Los palestinos son malos porque respondieron con misiles y cohetes sobre suelo israelí.
Los israelíes son buenos porque bombardearon territorio palestino para que dejaran de atacarlos.
El niño jugaba en la calle con su bici, el adolescente con piedras.
Porque se esconden en casas, escuelas y hospitales, los dirigentes de Hamás son malos.
Y para encontrarlos, los dirigentes israelíes ordenan seguir bombardeando. Las polillas repiten palabras prudentes.
Porque se esconden los malos y los buenos no los encuentran, cruzan la frontera e invaden sus pueblos y ciudades.
El niño ya no juega porque le duele mucho la pierna vendada. El adolescente está sentado a su lado masticando su rabia.
Las polillas cifran y claman, qué malo el malo que no ceja en su actitud, ¿es bueno el bueno que no ceja en la suya? Qué malo el malo que no acepta acuerdos. Qué malo el bueno que no acepta pactos. Las polillas dicen, cifran, claman alrededor de su luminosa bombilla.
El niño no duerme porque le duele y tiene miedo, el adolescente porque le mira mientras traga su ira.
Encontré este texto en el ordenador hace unos días, no recordaba haberlo escrito. Miré la fecha del documento: sábado 10 de enero de 2009. Por esas fechas, la población de la Franja de Gaza sufría los bombardeos aéreos de Israel: la Operación Plomo Fundido. Sentí una tristeza inmensa, y rabia, también impotencia. Parece que nada cambia por muchas vueltas que dé el mundo. Ahora, abril de 2024, como mínimo hay 15.000 criaturas y adolescentes que ya ni jugarán ni sentirán rabia porque están muertos.

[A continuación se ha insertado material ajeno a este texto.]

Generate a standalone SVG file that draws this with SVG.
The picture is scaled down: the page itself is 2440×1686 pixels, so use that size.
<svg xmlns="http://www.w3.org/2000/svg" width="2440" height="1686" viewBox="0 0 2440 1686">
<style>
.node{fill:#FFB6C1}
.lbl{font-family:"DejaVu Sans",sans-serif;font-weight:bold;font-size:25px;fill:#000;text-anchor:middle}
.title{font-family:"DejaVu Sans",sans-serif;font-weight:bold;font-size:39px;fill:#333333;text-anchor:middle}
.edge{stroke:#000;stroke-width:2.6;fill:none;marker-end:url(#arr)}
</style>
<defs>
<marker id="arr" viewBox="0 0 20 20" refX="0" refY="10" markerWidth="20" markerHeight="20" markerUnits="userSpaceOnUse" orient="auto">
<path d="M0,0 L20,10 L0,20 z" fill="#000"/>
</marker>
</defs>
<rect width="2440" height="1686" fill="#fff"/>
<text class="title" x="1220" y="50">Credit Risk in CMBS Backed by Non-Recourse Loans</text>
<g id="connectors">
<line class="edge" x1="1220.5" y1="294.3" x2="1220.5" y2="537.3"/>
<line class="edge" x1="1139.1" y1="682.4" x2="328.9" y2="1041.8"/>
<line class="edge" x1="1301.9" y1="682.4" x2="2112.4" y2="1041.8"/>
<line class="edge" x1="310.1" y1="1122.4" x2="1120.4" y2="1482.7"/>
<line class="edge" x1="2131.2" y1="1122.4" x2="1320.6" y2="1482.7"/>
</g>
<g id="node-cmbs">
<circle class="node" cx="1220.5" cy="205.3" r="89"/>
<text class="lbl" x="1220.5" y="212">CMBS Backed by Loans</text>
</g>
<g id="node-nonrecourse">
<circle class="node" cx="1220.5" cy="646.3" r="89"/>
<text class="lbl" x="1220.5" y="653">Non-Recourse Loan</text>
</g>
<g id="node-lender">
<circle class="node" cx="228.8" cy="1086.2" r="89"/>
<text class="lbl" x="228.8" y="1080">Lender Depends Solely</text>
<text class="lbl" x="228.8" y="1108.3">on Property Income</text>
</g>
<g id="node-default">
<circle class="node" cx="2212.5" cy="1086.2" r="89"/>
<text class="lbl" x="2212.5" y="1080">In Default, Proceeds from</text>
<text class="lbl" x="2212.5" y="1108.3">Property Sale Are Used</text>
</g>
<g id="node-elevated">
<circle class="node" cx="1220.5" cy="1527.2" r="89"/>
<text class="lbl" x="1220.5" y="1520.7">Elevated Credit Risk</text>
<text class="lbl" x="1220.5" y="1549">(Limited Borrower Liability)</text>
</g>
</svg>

Entre ese pasado tan similar a este presente y el día de hoy han transcurrido quince años. Quince años en los que EEUU, Reino Unido y la Unión Europea, incluida España, han mantenido buenas relaciones políticas con Israel y magníficas relaciones armamentísticas y tecnológicas. Y estas polillas siguen con su palabrería, pero los palestinos no comen palabras ni beben letras, los discursos no interceptan misiles, no frenan incursiones terrestres. Todos, incluida España, mantienen el comercio de armas, material de seguridad y alta tecnología con Israel. Todos se enredan en su charlatanería y ninguno hace nada, nada real ni eficaz. Ninguno ha tenido el valor de hacer, al menos, lo que han hecho países sudamericanos, Sudáfrica, algunos países pequeños que nunca cuentan: tomar medidas diplomáticas, denunciar el genocidio ante la Corte Internacional de Justicia. Lo que demuestra las enormes ataduras occidentales que ni a eso se atreven.

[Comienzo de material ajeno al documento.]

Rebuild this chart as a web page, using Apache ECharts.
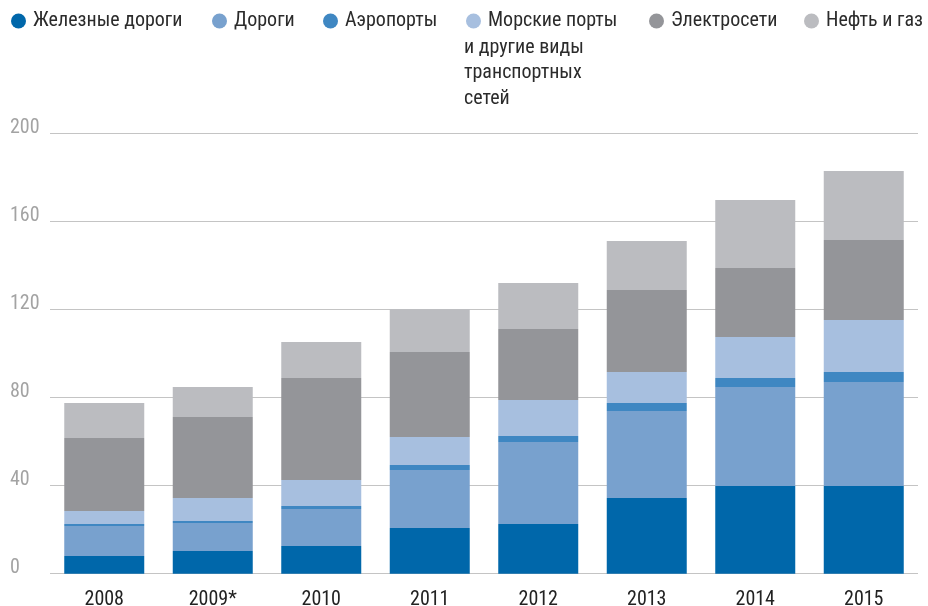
<!DOCTYPE html>
<html><head><meta charset="utf-8">
<script src="https://cdn.jsdelivr.net/npm/echarts@6/dist/echarts.min.js"></script>
<style>html,body{margin:0;padding:0;background:#fff}#c{width:928px;height:606px}</style>
</head><body><div id="c"></div>
<script>
var categories = ['2008','2009*','2010','2011','2012','2013','2014','2015'];
var rail     = [8.0, 10.3, 12.6, 20.8, 22.6, 34.4, 39.9, 39.9];
var roads    = [13.7, 12.7, 16.8, 26.3, 37.3, 39.6, 45.0, 47.2];
var airports = [0.9, 1.0, 1.4, 2.3, 2.7, 3.6, 4.1, 4.6];
var seaports = [5.9, 10.4, 11.8, 12.7, 16.4, 14.1, 18.6, 23.6];
var power    = [33.2, 36.8, 46.4, 38.7, 32.2, 37.3, 31.4, 36.4];
var oilgas   = [15.9, 13.7, 16.3, 19.4, 20.9, 22.2, 30.9, 31.3];
var yTicks = [0, 40, 80, 120, 160, 200];

var names = ['Железные дороги','Дороги','Аэропорты','Морские порты','Электросети','Нефть и газ'];
var colors = ['#0067AA','#78A1CE','#3F87C2','#A7BFDF','#949599','#BBBCC0'];
var values = [rail, roads, airports, seaports, power, oilgas];
var legendLeft = [11, 212, 323, 466, 649, 804];
var FONT = '"Roboto Condensed","Liberation Sans Narrow",Roboto,sans-serif';
var FS = 20;

var chart = echarts.init(document.getElementById('c'));
var series = names.map(function(n, i){
  return {
    name: n, type: 'bar', stack: 'total', barWidth: 80,
    itemStyle: {color: colors[i]},
    emphasis: {disabled: true},
    data: values[i]
  };
});
var legends = names.map(function(n, i){
  return {
    data: [n], left: legendLeft[i], top: 10, padding: 0,
    icon: 'circle', itemWidth: 15, itemHeight: 15, itemGap: 0,
    selectedMode: false,
    textStyle: {fontFamily: FONT, fontSize: FS, color: '#2b2b2b', lineHeight: 22, padding: [0,0,0,2]}
  };
});
chart.setOption({
  animation: false,
  textStyle: {fontFamily: FONT},
  legend: legends,
  graphic: [{
    type: 'text', left: 464, top: 35,
    style: {text: 'и другие виды\nтранспортных\nсетей', fontFamily: FONT, fontSize: FS, lineHeight: 25.5, fill: '#2b2b2b'}
  }],
  grid: {left: 50, right: 10, top: 133.7, bottom: 32.3, containLabel: false, outerBoundsMode: 'none'},
  xAxis: {
    type: 'category', data: categories,
    axisLine: {show: false}, axisTick: {show: false},
    axisLabel: {fontFamily: FONT, fontSize: FS, color: '#222222', margin: 16}
  },
  yAxis: {
    type: 'value', min: yTicks[0], max: yTicks[yTicks.length-1], interval: 40,
    axisLine: {show: false}, axisTick: {show: false},
    splitLine: {lineStyle: {color: '#C4C4C4', width: 1}},
    axisLabel: {fontFamily: FONT, fontSize: FS, color: '#A3A3A3', align: 'left', verticalAlign: 'bottom', lineHeight: 12, margin: 40, padding: 0}
  },
  series: series
});
</script></body></html>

Pero no todas las palabras son palabrería. No lo son las de los jóvenes alemanes a quienes se les prohíben lugares donde concentrarse y realizar actividades de apoyo a Palestina, a quienes la policía, a veces, solo les permite hablar en alemán o inglés, les prohíben hablar en otras lenguas en esos actos. No lo son las de los estudiantes de las universidades de Nueva York, Cambridge, Yale y otras más pidiendo el fin de la invasión israelí, en las que se ha detenido a más de un centenar de personas. No son palabrería las palabras de las personas que se manifiestan o concentran en numerosas ciudades españolas, que lo llevan haciendo desde hace meses, al igual que en Reino Unido. Y en muchos más lugares del mundo, aunque poco nos enteremos.

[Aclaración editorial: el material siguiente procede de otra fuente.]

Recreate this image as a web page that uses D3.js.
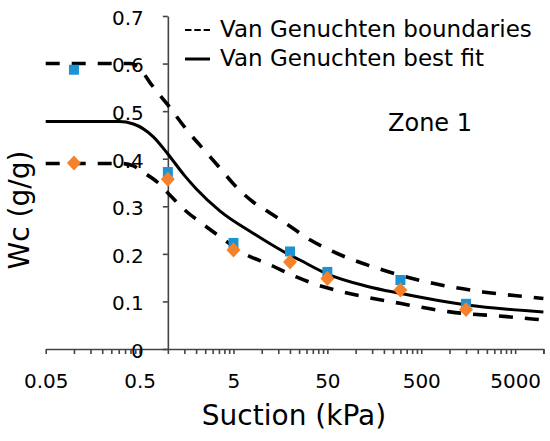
<!DOCTYPE html>
<meta charset="utf-8">
<style>
body { margin: 0; background: #fff; }
text { font-family: "DejaVu Sans", sans-serif; fill: #000; }
</style>
<body>
<script src="https://d3js.org/d3.v7.min.js"></script>
<script>

// measured points
var suction = [0.1, 1, 5, 20, 50, 300, 1500];
var wcBlue = [0.587, 0.372, 0.223, 0.205, 0.162, 0.145, 0.095];
var wcOrange = [0.391, 0.357, 0.208, 0.183, 0.148, 0.124, 0.083];

// Van Genuchten curves
var fitSuction = [0.05, 0.3, 0.43, 0.7, 1, 1.5, 2, 3.6, 8, 17, 25.5, 49.5, 131, 296, 1520, 10000];
var fitWc = [0.478, 0.478, 0.473, 0.446, 0.41, 0.365, 0.337, 0.29, 0.244, 0.205, 0.187, 0.158, 0.132, 0.117, 0.0925, 0.078];

var upperSuction = [0.05, 0.4, 0.5, 0.65, 1, 1.6, 2.6, 3.6, 4.9, 8.1, 11.4, 20, 33, 57, 195, 667, 2270, 7200, 10000];
var upperWc = [0.6, 0.6, 0.59, 0.559, 0.513, 0.46, 0.412, 0.38, 0.349, 0.309, 0.29, 0.258, 0.229, 0.205, 0.166, 0.138, 0.12, 0.109, 0.106];

var lowerSuction = [0.05, 0.31, 0.43, 0.54, 0.77, 1, 1.6, 2.2, 3.6, 6.3, 12.2, 23.7, 35, 73, 296, 1010, 4060, 10000];
var lowerWc = [0.39, 0.39, 0.385, 0.372, 0.351, 0.328, 0.288, 0.267, 0.236, 0.202, 0.177, 0.151, 0.138, 0.12, 0.096, 0.078, 0.068, 0.061];

var xTickLabels = ["0.05", "0.5", "5", "50", "500", "5000"];
var yTicks = [0, 0.1, 0.2, 0.3, 0.4, 0.5, 0.6, 0.7];

var width = 550,
    height = 441;

var svg = d3.select("body").append("svg")
    .attr("width", width)
    .attr("height", height);

var x = d3.scaleLog().domain([0.05, 10000]).range([45.7, 543.4]);
var y = d3.scaleLinear().domain([0, 0.7]).range([349, 16]);

// minor ticks every k * base, majors at k == 1
var xTicks = [];
xTickLabels.forEach(function(lab, d) {
  for (var k = 1; k <= 9; k++) {
    var v = +(0.05 * k * Math.pow(10, d)).toPrecision(6);
    if (v <= 10000) xTicks.push(v);
  }
});
xTicks.push(10000);

var xAxis = svg.append("g")
    .attr("transform", "translate(0," + y(0) + ")")
    .call(d3.axisBottom(x)
      .tickValues(xTicks)
      .tickSize(5)
      .tickSizeOuter(0)
      .tickPadding(20)
      .tickFormat(function(d) {
        var i = xTickLabels.indexOf(String(d));
        return i < 0 ? "" : xTickLabels[i];
      }));

var yAxis = svg.append("g")
    .attr("transform", "translate(" + x(1) + ",0)")
    .call(d3.axisLeft(y)
      .tickValues(yTicks)
      .tickSize(5)
      .tickSizeOuter(0)
      .tickPadding(19)
      .tickFormat(function(d) { return d === 0 ? "0" : d3.format(".1f")(d); }));

[xAxis, yAxis].forEach(function(g) {
  g.select(".domain").attr("stroke", "#444").attr("stroke-width", 1.6);
  g.selectAll(".tick line").attr("stroke", "#444").attr("stroke-width", 1.6);
  g.selectAll(".tick text")
    .attr("font-family", "DejaVu Sans, sans-serif")
    .attr("font-size", 20)
    .attr("fill", "#111");
});
yAxis.selectAll(".tick text").attr("dy", "0.42em");

var line = d3.line()
    .x(function(d) { return x(d[0]); })
    .y(function(d) { return y(d[1]); })
    .curve(d3.curveMonotoneX);

function pairs(xs, ys) {
  return xs.map(function(v, i) { return [v, ys[i]]; });
}

svg.append("path")
    .datum(pairs(upperSuction, upperWc))
    .attr("d", line)
    .attr("fill", "none")
    .attr("stroke", "#000")
    .attr("stroke-width", 3.6)
    .attr("stroke-dasharray", "14,12");

svg.append("path")
    .datum(pairs(lowerSuction, lowerWc))
    .attr("d", line)
    .attr("fill", "none")
    .attr("stroke", "#000")
    .attr("stroke-width", 3.6)
    .attr("stroke-dasharray", "14,12");

svg.append("path")
    .datum(pairs(fitSuction, fitWc))
    .attr("d", line)
    .attr("fill", "none")
    .attr("stroke", "#000")
    .attr("stroke-width", 3);

// markers
svg.selectAll(".sq")
    .data(pairs(suction, wcBlue))
  .enter().append("rect")
    .attr("class", "sq")
    .attr("x", function(d) { return x(d[0]) - 5; })
    .attr("y", function(d) { return y(d[1]) - 5; })
    .attr("width", 10)
    .attr("height", 10)
    .attr("fill", "#1e93d4");

svg.selectAll(".dm")
    .data(pairs(suction, wcOrange))
  .enter().append("path")
    .attr("class", "dm")
    .attr("transform", function(d) { return "translate(" + x(d[0]) + "," + y(d[1]) + ")"; })
    .attr("d", "M0,-7.5L7,0L0,7.5L-7,0Z")
    .attr("fill", "#f5822a");

// legend
svg.append("line")
    .attr("x1", 185).attr("x2", 210).attr("y1", 30).attr("y2", 30)
    .attr("stroke", "#000").attr("stroke-width", 2.2)
    .attr("stroke-dasharray", "6.5,2.8");
svg.append("line")
    .attr("x1", 185).attr("x2", 210).attr("y1", 59).attr("y2", 59)
    .attr("stroke", "#000").attr("stroke-width", 3);

svg.append("text")
    .attr("x", 220).attr("y", 37)
    .attr("font-size", 23)
    .text("Van Genuchten boundaries");
svg.append("text")
    .attr("x", 220).attr("y", 66)
    .attr("font-size", 23)
    .text("Van Genuchten best fit");

svg.append("text")
    .attr("x", 388).attr("y", 131)
    .attr("font-size", 24)
    .text("Zone 1");

// axis titles
svg.append("text")
    .attr("x", 294).attr("y", 425)
    .attr("text-anchor", "middle")
    .attr("font-size", 28)
    .text("Suction (kPa)");

svg.append("text")
    .attr("transform", "translate(29,210) rotate(-90)")
    .attr("text-anchor", "middle")
    .attr("font-size", 28)
    .text("Wc (g/g)");

</script>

No es momento para sentir hastío porque el mundo no parezca cambiar por muchos años que transcurran. No es momento de dejar de ocuparse en intentar que este mundo sea más justo y pacífico. Cada uno como pueda, cada uno en la medida de sus posibilidades. Dicen de quienes somos pacifistas que somos unos ingenuos y unos idealistas ilusos. Yo sostengo que a día de hoy ser pacifista no es ni siquiera una opción, es una necesidad vital.